There are phases and parts of a project in large scale software that are very amenable to scale with more resources, particularly in testing and code coverage work, for example. Adding resources to make code changes runs right up against the classic man-month reality. Most experienced folks refer to this as “physics” implying that these are relatively immutable laws. Of course as with everything we do, context matters (unlike physics) and so there are ways to make things work and that’s where experience in management and most importantly experience as a team working together on the code matters.
The triad of software projects can be thought of as features, quality, and schedule. At any given point you’re just trading off against each of those. But if it were only that easy.
Usually it is easy to add features at the start, unaware of precisely how much the schedule or quality will be impacted. Conversely, changing features at other times becomes increasingly difficult and obviously so. From a product management/program management perspective, this is why feature selection, feature set understanding, and so on is so critical and why this part of the team must be so crisp at the start of a project. In reality, the features of a product are far less adaptable than one might suspect. Products where features planned are not delivered can sometimes feel incomplete or somehow less coherent.

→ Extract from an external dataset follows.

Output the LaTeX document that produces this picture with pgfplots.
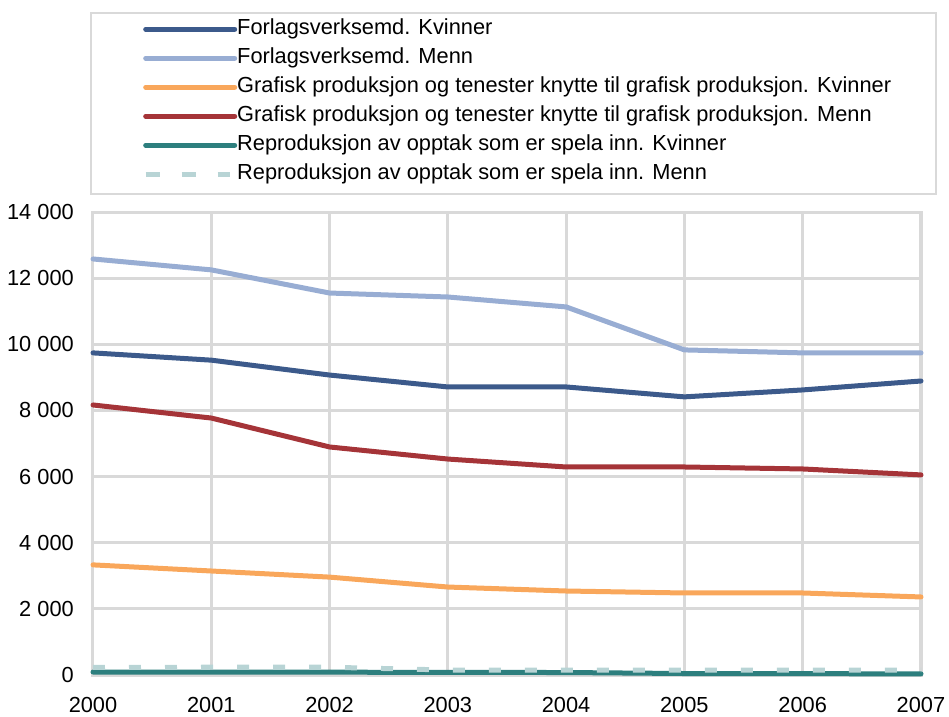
\documentclass[border=0pt]{standalone}
\usepackage{fontspec}
\setmainfont{Liberation Sans}
\usepackage{pgfplots}
\pgfplotsset{compat=1.18}
\definecolor{cFK}{HTML}{3C5A8B}
\definecolor{cFM}{HTML}{98ADD3}
\definecolor{cGK}{HTML}{F9A75B}
\definecolor{cGM}{HTML}{A53438}
\definecolor{cRK}{HTML}{2D7F7E}
\definecolor{cRM}{HTML}{B8D4D5}
\definecolor{gridc}{HTML}{D9D9D9}
\pgfplotsset{
  mylegimg/.style={legend image code/.code={\path (0pt,0pt) -- (89pt,0pt);\draw[#1] (2.5pt,0pt) -- (83pt,0pt);}}
}
\begin{document}
\begin{tikzpicture}
\begin{axis}[
  at={(0pt,0pt)}, anchor=south west,
  width=828pt, height=463pt, scale only axis,
  xmin=2000, xmax=2007, ymin=0, ymax=14000,
  scaled y ticks=false,
  xtick={2000,...,2007},
  xticklabels={2000,2001,2002,2003,2004,2005,2006,2007},
  ytick={0,2000,...,14000},
  yticklabels={0,2 000,4 000,6 000,8 000,10 000,12 000,14 000},
  major tick length=0pt,
  grid=major,
  major grid style={draw=gridc, line width=3pt},
  axis line style={draw=gridc, line width=3pt},
  font=\fontsize{21.8}{26}\selectfont,
  yticklabel style={anchor=east, inner sep=0pt, xshift=-19pt},
  xticklabel style={anchor=north, inner sep=0pt, yshift=-22pt},
  clip=false,
  mylegimg,
  legend cell align=left,
  legend style={at={(axis description cs:0.0604,1.4179)}, anchor=north west,
    draw=none, fill=none, inner sep=0pt, row sep=8pt, column sep=0pt,
    nodes={inner sep=0pt, text height=16pt, text depth=5pt}},
]
\addplot[cFK, line width=5pt, line cap=round] coordinates {
 (2000,9740) (2001,9520) (2002,9070) (2003,8710) (2004,8710) (2005,8410) (2006,8620) (2007,8890)};
\addlegendentry{Forlagsverksemd. Kvinner}
\addplot[cFM, line width=5pt, line cap=round] coordinates {
 (2000,12580) (2001,12250) (2002,11550) (2003,11430) (2004,11130) (2005,9830) (2006,9740) (2007,9740)};
\addlegendentry{Forlagsverksemd. Menn}
\addplot[cGK, line width=5pt, line cap=round] coordinates {
 (2000,3330) (2001,3145) (2002,2960) (2003,2660) (2004,2540) (2005,2480) (2006,2480) (2007,2360)};
\addlegendentry{Grafisk produksjon og tenester knytte til grafisk produksjon. Kvinner}
\addplot[cGM, line width=5pt, line cap=round] coordinates {
 (2000,8165) (2001,7770) (2002,6895) (2003,6530) (2004,6290) (2005,6290) (2006,6230) (2007,6050)};
\addlegendentry{Grafisk produksjon og tenester knytte til grafisk produksjon. Menn}
\addplot[cRK, line width=5pt, line cap=round] coordinates {
 (2000,90) (2001,90) (2002,85) (2003,80) (2004,75) (2005,45) (2006,40) (2007,35)};
\addlegendentry{Reproduksjon av opptak som er spela inn. Kvinner}
\addplot[cRM, line width=5pt, dash pattern=on 12pt off 24pt] coordinates {
 (2000,230) (2001,235) (2002,235) (2003,150) (2004,150) (2005,145) (2006,145) (2007,145)};
\addlegendentry{Reproduksjon av opptak som er spela inn. Menn}
\end{axis}
\draw[gridc, line width=2pt] (-2pt,481pt) rectangle (843pt,662pt);
\pgfresetboundingbox
\path[use as bounding box] (-93pt,-41pt) rectangle (856pt,675pt);
\end{tikzpicture}
\end{document}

It is almost impossible to ever shorten a schedule. And once you start missing dates there is almost no way to “make up for time”. If you have an intermediate step you miss by two weeks, there’s a good chance the impact will be more than two weeks by the end of a project. The developers/software engineers of a project are where managing this work is so critical. Their estimates of how long things will take and dependencies across the system can make or break the understanding of reality.
Quality is the most difficult to manage and why the test leadership is such a critical part of the management structure of any project. Quality is not something you think about at the end of the project nor is it particularly malleable. While a great test manager knows quality is not binary at a global level, he/she knows that much like error bars in physics a little bit of sub-par quality across many parts of the project compounds and leads to a highly problematic, or buggy, product. Quality is not just bugs but also includes scale, performance, reliability, security, and more.
Quality is difficult to manage because it is often where people want to cut corners. A product might work for most cases but the boundary conditions or edge cases show much different results. As we all know, you only get one chance to make a first impression.
On a project of any size there are many moving parts. This leads to the reality that when a project is slipping, it is never one thing—one team, one feature, one discipline. A project that is slipping is a product of all aspects of a project. Views of what is “critical path” will need to be reconciled with reality across the whole project, taking into account many factors. Views from other parts of the organization, the rumor mill, or just opinions of what is holding up the project are highly suspect and often as disruptive to the project as the slip itself. That’s why when faced with a slipping project, the role of management and managing through the slip is so critical.
What to do
When faced with a slip, assuming you don’t try to toss some features off the side, throw some more resources at the code, or just settle for lower quality there are a few things to work on.
First and foremost, it is important to make sure the team is not spending energy finger pointing. As obvious as that sounds, there’s a natural human tendency to avoid having the spotlight at moments like this. One way to accomplish that, improperly, is to shine the light on another part of the project. So the first rule of slipping is “we’re all slipping”. What to do about that might be localized, but it is a team effort.
What else can be done?
- Don’t move the goalposts (quality, features, architecture). The first thing to do is to avoid taking drastic actions with hard to measure consequences. Saying you’re going to settle for “lower quality” is impossible to measure. Ripping out code that might not work but you understand has a very different risk profile than the “rewrite”. For the most part, in the face of slipping the best thing to do is keep the goals the same and move the date to accomplish what you set out to do.
- Think globally, act locally. Teams will often take actions that are very local at times of slipping. They look to cut or modify features that don’t seem critical to them but have important upstream or downstream impact, sometimes not well understood on a large project. Or feature changes that might seem small can have a big impact on planned positioning, pricing, partnerships, etc. The approach of making sure everyone is checking/double checking on changes is a way to avoid these “surprises”.
- Everyone focuses on being first, not avoiding being last. When a project has more than a couple of teams contributing and is faced with a tight schedule, there’s a tendency for a team to look around to just make sure they are not the team that is worse off. A great leader I once worked with used to take these moments to remind every part of the project to focus on being first rather than focusing on being “not last”. That’s always good advice, especially when followed in a constructive manner.
- Be calm, carry on. Most of all, slipping is painful and even though it is all too common in software, the most important thing to do during crunch time is to remain calm and carry on. No one does good work in a panic and for the most part the quality of decisions and choices degrades if folks are operating under too many constraints that can’t get met. It is always bad for business, customers, and the team to slip. But if you are slipping you have to work with what you’ve got since most of the choices are usually even less desirable.
Managing a software project is one of the more complex engineering endeavors because of the infinite nature of change, complexity of interactions, and even the “art” that still permeates this relatively new form of engineering. Scheduling is not yet something we have all mastered and slipping is still a part of most large projects. The more that Software Eats the World ($), the more the challenges of software project management will be part of all product and service development.
Given that, this post tried to outline some of the causes, realities, and actions one could take in the face of learning by slipping.